Zeit für ein "neues Selbstverständnis als Business Partner"
Der Radius von Unternehmenskommunikation wird immer größer, ihre Aufgaben immer komplexer und die Erfolgserwartungen immer höher. Höchste Eisenbahn, in neuen Kategorien zu denken, meint Change-Experte Thomas Stach. Er hat ein Konzept unter dem Namen "Communication Business Partner" entwickelt, das herkömmliche Organisationsstrukturen in Frage stellt.
Herr Stach, über den Wert von Unternehmenskommunikation wird seit Jahren diskutiert. Inwiefern muss sie sich immer noch rechtfertigen?
Wir sprechen hier nicht über die "Kommunikation" als solche, sondern über die Organisationseinheit "Unternehmenskommunikation" und ihre Leistungsfähigkeit. Seit vielen Jahren wird etwa das Problem der Strategie- und Business-Ferne beklagt, aber zumeist nur aus fachlicher Perspektive diskutiert. So dreht man sich im Kreis. Der Schlüssel zum Erfolg liegt darin, die Kommunikation aus Organisationssicht zu betrachten. Vielleicht hat das Top-Management ja völlig Recht, wenn es die Kommunikatoren zwar als Fachexperten, aber oft nicht als strategischen Partner ernst nimmt.
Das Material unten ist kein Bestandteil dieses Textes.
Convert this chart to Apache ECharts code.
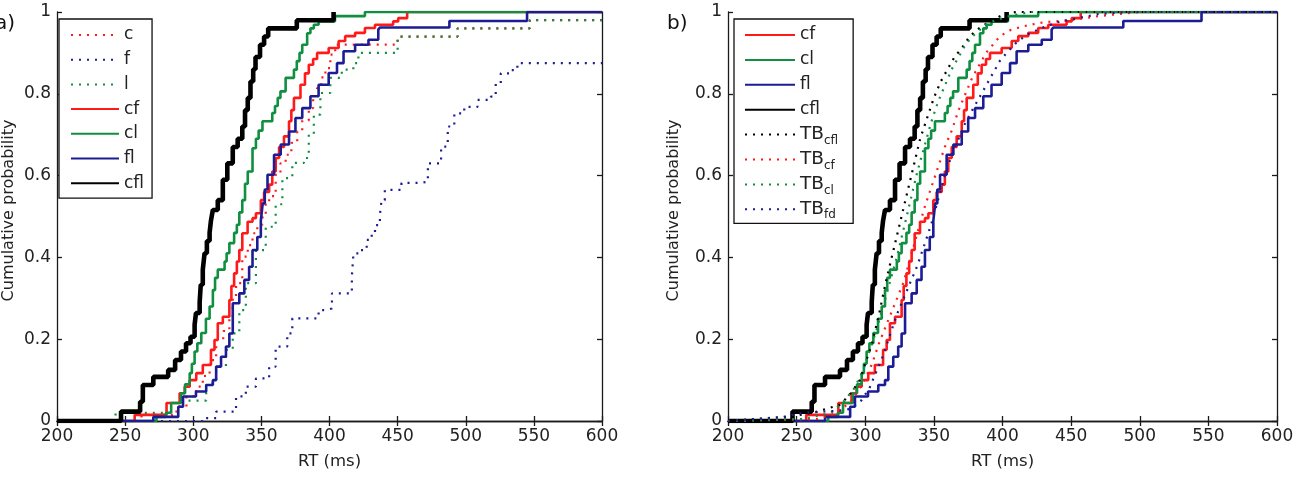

Sie sprechen von "prozessualen und strukturellen Herausforderungen". Worin liegen diese?
Jedes Unternehmen und jeder Geschäftsbereich orientiert sich an Prozessen. Die Frage ist: Was muss ich wie tun, um den Unternehmenszielen und Zielgruppenerwartungen so zu entsprechen, dass meine "Kunden" zufrieden sind? Hierfür werden die klassischen Prozesse der Leistungserstellung angeschaut, zum Beispiel in der Produktion, im Vertrieb sowie in der Entwicklung. Dieser Ansatz lässt sich in zweierlei Hinsicht übertragen: Wo spielt hier die Kommunikation als integraler Bestandteil dieser Prozesse und als Unterstützungsfunktion eine Rolle - und wie müssen dann die eigenen Angebote, Prozesse und Strukturen aussehen, um dafür optimal aufgestellt zu sein? Die schon praktizierten Newsroom-Modelle weisen in diese Richtung.
Wie sieht dann Ihr Organisationskonzept "Communication Business Partner" genau aus?
Stellen Sie sich eine Unternehmenskommunikation vor, die über Berater verfügt, die auf Augenhöhe die Business Units unterstützen. Mit Centers of Excellence in Strategiefragen, um strategische Themen wie die Digitale Transformation oder geschäftliche Neuausrichtungen systematisch bearbeiten zu können. Mit Shared Service-Funktionen, in denen standardisierte Tätigkeiten gebündelt oder sogar outgesourct werden, um Ressourcen für das Kerngeschäft zu mobilisieren. Mit Mitarbeitern, die sich über ihre Prozessverantwortung definieren und weniger über Fachabteilungen oder Instrumente. So sind Strategiebezug, Business-Mehrwert und Effizienz zu erreichen.
Ist das ein universelles Konzept?
Diese Herangehensweise ist grundsätzlich empfehlenswert, die Kernprozesse der Kommunikation sind ebenfalls überall ähnlich, aber die Ergebnisse können sehr unterschiedlich sein. Je nach Branche, Größe und Schwerpunkt des Unternehmens beziehungsweise der Kommunikationseinheit. Die neuen Prozesse und Strukturen sind dabei recht schnell konzipiert. Länger dauert es, bis die neuen Rollen und Aufgaben eingespielt sind. Das hängt von der Qualität der Implementierung und Mitarbeitereinbindung ab. Auf jeden Fall ist es ein spürbarer Change-Prozess, der neue Kompetenzen und das Lösen von gewohnten Denkmustern erfordert.
Haben Sie es bereits erprobt?
Der Ansatz des Communication Business Partners befindet sich bereits in der ersten Anwendungsphase bei einem größeren Mobilitätsdienstleister und in einer Bank. Wir greifen dort auch auf unsere Erfahrungen mit der Einführung von Business Partner-Modellen im Human-Resources-Bereich zurück. Hier wird der Ansatz bereits seit Jahren gefahren. Dieses Wissen, gerade was die Stolperfallen betrifft, kommt uns sehr zugute.
Thomas Stach ist Geschäftsführender Gesellschafter der Frankfurter Beratungsfirma Stach's Gesellschaft für Unternehmensentwicklung.